begin GIVEN INFORMATION

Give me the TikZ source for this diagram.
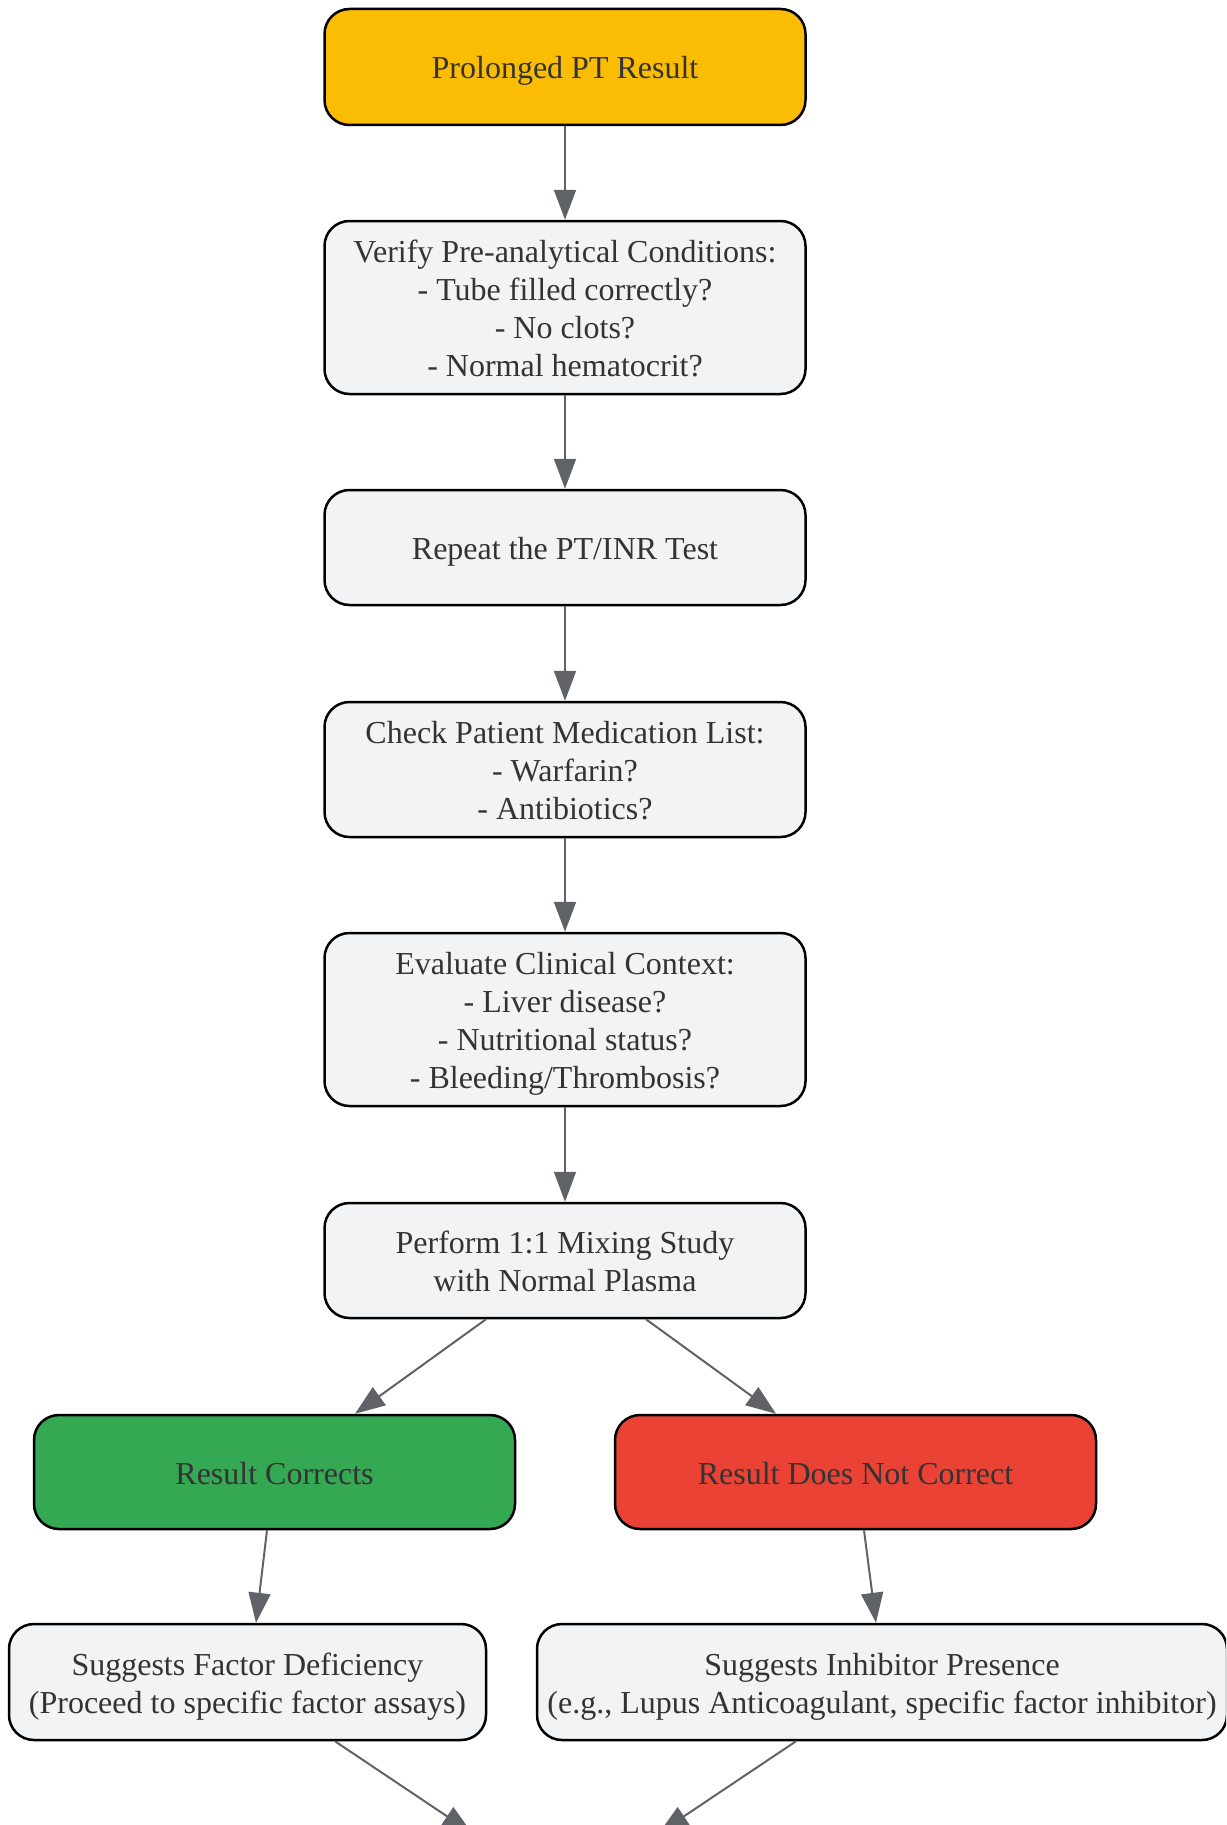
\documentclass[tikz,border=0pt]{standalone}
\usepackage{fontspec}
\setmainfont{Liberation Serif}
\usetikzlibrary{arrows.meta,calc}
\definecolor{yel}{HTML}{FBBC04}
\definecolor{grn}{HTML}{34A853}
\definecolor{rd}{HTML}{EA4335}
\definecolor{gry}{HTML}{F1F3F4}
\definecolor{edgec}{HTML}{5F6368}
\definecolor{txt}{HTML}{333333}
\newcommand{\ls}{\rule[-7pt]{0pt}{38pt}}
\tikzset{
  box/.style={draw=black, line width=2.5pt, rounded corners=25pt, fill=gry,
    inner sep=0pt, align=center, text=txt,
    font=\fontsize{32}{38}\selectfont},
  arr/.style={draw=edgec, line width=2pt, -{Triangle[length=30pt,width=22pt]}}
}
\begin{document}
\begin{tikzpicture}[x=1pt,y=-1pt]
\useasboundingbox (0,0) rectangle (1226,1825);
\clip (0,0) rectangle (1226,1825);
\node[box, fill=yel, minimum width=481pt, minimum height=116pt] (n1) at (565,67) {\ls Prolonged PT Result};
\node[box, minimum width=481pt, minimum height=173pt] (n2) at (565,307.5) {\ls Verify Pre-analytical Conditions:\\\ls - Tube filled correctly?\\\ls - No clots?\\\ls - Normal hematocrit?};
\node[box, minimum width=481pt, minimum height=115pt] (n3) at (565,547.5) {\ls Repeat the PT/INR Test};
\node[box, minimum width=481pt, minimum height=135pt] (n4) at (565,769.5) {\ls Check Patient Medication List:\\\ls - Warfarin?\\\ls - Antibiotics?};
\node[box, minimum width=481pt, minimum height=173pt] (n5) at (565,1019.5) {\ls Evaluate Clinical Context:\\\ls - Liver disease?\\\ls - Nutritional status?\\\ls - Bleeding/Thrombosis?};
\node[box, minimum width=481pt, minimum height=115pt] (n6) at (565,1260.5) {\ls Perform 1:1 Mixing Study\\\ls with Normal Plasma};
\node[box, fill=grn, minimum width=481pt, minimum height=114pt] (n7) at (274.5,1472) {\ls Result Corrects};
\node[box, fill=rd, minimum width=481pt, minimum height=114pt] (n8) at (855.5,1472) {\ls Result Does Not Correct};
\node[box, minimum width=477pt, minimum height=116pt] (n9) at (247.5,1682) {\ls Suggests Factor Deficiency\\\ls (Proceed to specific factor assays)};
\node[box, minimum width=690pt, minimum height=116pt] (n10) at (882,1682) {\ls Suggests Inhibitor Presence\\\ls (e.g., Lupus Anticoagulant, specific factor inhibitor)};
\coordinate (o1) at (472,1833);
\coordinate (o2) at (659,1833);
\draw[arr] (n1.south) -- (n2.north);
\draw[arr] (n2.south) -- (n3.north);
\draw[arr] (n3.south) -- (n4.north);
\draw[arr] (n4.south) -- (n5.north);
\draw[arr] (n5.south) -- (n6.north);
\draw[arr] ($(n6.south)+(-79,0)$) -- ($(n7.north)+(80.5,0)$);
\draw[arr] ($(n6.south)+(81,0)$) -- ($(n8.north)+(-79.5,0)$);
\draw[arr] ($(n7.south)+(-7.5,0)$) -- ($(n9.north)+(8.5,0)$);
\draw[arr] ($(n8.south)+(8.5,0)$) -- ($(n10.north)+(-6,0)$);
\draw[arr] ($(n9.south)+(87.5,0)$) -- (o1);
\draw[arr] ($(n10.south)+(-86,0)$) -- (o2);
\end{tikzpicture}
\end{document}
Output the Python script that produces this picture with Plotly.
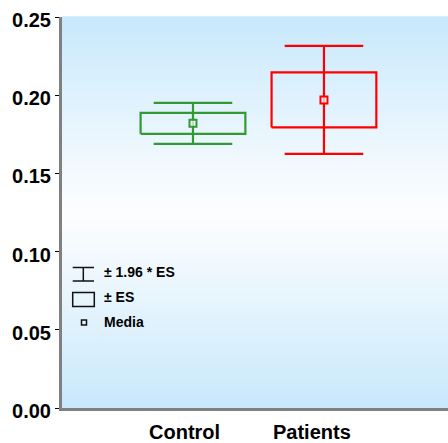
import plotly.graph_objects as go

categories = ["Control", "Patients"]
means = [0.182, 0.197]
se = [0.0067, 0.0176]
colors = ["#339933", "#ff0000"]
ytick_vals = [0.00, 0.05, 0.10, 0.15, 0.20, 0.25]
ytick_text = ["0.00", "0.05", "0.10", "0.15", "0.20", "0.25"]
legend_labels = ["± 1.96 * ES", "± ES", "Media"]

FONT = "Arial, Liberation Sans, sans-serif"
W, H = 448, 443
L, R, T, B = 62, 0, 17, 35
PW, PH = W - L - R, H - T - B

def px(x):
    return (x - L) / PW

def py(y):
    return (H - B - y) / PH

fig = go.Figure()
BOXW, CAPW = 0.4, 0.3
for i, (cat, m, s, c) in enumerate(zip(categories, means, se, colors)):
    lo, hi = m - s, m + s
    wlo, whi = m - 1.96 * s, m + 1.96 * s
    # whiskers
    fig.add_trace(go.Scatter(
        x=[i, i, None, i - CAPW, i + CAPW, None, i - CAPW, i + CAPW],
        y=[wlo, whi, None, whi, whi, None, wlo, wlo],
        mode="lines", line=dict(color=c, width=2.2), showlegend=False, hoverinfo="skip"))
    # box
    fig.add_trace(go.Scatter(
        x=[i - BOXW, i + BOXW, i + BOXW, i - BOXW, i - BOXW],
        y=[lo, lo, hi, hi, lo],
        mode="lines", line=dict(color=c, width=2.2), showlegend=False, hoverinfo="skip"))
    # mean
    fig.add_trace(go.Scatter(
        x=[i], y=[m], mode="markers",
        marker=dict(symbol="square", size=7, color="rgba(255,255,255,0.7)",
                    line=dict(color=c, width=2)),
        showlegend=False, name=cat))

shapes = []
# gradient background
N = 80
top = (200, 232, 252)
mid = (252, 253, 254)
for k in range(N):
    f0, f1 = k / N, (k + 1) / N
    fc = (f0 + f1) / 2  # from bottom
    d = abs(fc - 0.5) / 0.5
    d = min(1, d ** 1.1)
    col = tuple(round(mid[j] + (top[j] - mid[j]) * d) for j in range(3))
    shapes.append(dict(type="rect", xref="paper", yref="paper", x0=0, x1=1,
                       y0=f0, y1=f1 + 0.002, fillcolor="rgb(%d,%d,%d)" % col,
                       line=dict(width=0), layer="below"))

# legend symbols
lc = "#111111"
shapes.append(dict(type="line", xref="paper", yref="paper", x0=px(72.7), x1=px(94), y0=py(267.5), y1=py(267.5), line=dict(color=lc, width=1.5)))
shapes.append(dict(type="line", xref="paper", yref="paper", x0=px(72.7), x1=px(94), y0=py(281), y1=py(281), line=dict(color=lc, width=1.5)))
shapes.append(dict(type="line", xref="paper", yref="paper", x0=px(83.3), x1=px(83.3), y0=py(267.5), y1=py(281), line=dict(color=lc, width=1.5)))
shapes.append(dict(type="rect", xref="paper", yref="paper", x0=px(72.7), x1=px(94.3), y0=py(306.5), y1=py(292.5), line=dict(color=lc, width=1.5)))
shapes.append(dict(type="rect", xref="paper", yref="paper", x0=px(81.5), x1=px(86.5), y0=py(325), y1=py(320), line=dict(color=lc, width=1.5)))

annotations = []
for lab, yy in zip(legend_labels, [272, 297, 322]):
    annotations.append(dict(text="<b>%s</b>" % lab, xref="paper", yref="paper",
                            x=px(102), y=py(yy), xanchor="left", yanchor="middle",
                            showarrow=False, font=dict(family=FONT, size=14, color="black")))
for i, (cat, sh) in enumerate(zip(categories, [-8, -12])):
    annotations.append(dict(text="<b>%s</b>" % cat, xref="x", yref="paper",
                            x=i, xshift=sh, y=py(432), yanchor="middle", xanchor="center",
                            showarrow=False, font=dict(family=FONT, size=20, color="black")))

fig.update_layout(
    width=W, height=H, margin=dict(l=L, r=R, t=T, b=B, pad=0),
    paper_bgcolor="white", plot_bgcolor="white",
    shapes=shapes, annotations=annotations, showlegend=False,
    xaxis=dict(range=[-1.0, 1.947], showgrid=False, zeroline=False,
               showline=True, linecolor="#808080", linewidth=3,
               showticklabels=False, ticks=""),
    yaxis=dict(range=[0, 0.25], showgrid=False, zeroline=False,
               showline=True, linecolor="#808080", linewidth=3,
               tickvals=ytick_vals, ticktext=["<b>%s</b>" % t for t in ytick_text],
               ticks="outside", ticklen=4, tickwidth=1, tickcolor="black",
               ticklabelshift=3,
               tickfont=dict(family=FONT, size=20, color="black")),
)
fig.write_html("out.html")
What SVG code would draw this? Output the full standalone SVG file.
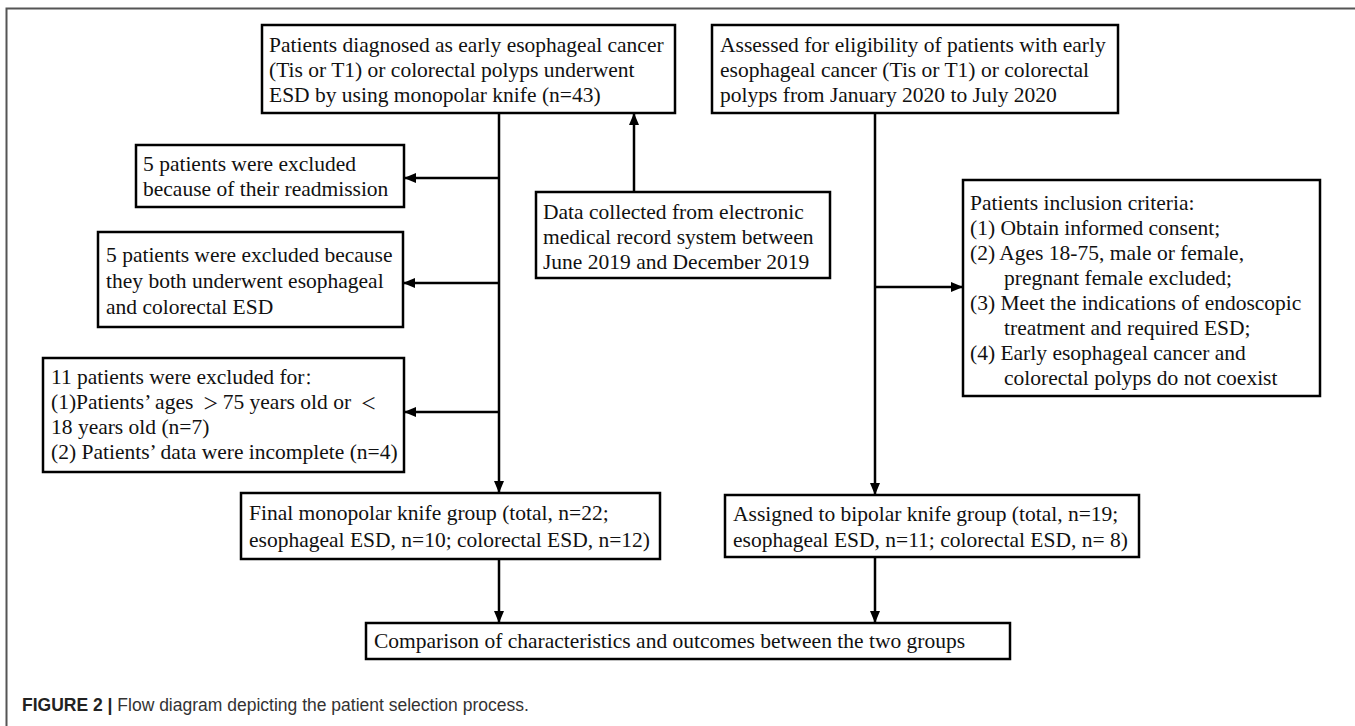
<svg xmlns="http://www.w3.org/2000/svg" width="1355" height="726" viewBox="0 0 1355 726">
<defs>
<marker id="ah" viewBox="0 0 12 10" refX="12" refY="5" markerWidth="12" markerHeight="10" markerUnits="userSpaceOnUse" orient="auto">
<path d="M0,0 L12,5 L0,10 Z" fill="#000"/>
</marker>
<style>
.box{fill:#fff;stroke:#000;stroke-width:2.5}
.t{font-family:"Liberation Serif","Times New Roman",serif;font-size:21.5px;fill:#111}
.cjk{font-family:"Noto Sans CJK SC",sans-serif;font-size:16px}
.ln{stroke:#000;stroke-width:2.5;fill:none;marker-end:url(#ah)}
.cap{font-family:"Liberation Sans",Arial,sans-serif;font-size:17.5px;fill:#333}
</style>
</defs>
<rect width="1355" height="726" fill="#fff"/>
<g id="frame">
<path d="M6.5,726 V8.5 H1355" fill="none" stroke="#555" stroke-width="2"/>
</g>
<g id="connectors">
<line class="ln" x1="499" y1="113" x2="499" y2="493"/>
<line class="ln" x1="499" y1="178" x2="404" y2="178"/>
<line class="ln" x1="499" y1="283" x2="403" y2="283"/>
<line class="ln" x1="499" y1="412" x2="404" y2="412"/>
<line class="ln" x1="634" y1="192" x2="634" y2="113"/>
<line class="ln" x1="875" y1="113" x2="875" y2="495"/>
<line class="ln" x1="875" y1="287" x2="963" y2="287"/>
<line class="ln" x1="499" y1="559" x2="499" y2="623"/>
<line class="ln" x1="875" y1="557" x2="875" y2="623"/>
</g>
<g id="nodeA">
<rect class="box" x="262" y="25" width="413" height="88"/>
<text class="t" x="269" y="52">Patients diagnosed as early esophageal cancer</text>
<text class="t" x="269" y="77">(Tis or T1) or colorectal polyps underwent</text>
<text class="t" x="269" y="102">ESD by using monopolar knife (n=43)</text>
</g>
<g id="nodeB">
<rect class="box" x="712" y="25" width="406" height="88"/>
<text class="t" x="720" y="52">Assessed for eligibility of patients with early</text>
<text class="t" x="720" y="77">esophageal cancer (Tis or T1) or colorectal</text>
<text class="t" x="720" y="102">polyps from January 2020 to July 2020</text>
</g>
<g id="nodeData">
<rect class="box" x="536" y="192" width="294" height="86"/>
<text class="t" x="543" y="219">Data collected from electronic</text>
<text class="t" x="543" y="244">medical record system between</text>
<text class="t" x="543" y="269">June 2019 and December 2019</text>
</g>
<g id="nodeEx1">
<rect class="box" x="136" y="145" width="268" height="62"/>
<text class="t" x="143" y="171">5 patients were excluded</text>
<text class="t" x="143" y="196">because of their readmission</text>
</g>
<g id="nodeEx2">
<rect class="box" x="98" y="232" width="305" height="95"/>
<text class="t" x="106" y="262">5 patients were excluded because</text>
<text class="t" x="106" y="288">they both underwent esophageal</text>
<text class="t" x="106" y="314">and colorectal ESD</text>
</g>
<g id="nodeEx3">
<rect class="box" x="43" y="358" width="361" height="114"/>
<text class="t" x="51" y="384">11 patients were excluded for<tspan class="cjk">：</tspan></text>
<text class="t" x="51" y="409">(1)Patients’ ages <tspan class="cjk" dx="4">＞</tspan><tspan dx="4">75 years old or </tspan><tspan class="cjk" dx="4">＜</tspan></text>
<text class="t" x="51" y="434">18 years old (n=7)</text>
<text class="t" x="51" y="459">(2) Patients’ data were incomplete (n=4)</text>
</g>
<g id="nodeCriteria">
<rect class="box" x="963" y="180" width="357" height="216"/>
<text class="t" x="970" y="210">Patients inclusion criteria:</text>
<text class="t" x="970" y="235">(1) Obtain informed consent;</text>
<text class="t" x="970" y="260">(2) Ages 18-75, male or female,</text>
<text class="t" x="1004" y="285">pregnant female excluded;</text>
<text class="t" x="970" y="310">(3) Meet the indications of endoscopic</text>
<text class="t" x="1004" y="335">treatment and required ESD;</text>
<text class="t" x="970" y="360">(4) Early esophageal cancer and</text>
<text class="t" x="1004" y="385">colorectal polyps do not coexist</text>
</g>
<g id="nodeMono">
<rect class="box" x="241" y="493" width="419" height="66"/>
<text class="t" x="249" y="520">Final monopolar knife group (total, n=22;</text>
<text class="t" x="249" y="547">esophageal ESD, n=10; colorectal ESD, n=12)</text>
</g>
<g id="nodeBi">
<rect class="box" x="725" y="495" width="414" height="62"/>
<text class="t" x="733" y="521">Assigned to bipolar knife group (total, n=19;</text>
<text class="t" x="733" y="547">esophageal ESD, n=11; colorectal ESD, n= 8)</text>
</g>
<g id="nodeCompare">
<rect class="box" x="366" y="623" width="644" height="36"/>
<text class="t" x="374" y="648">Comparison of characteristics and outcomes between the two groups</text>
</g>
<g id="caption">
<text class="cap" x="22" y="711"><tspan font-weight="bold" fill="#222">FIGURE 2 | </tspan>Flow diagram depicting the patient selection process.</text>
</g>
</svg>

end GIVEN INFORMATION

→ PROBLEM REQUIREMENTS
Copy out the listing above from the line containing "Output the Python" to the line containing "return (H - B - y) / PH", both included, exactly as written and minus the images.

→ FINISHED ANSWER
Output the Python script that produces this picture with Plotly.
import plotly.graph_objects as go

categories = ["Control", "Patients"]
means = [0.182, 0.197]
se = [0.0067, 0.0176]
colors = ["#339933", "#ff0000"]
ytick_vals = [0.00, 0.05, 0.10, 0.15, 0.20, 0.25]
ytick_text = ["0.00", "0.05", "0.10", "0.15", "0.20", "0.25"]
legend_labels = ["± 1.96 * ES", "± ES", "Media"]

FONT = "Arial, Liberation Sans, sans-serif"
W, H = 448, 443
L, R, T, B = 62, 0, 17, 35
PW, PH = W - L - R, H - T - B

def px(x):
    return (x - L) / PW

def py(y):
    return (H - B - y) / PH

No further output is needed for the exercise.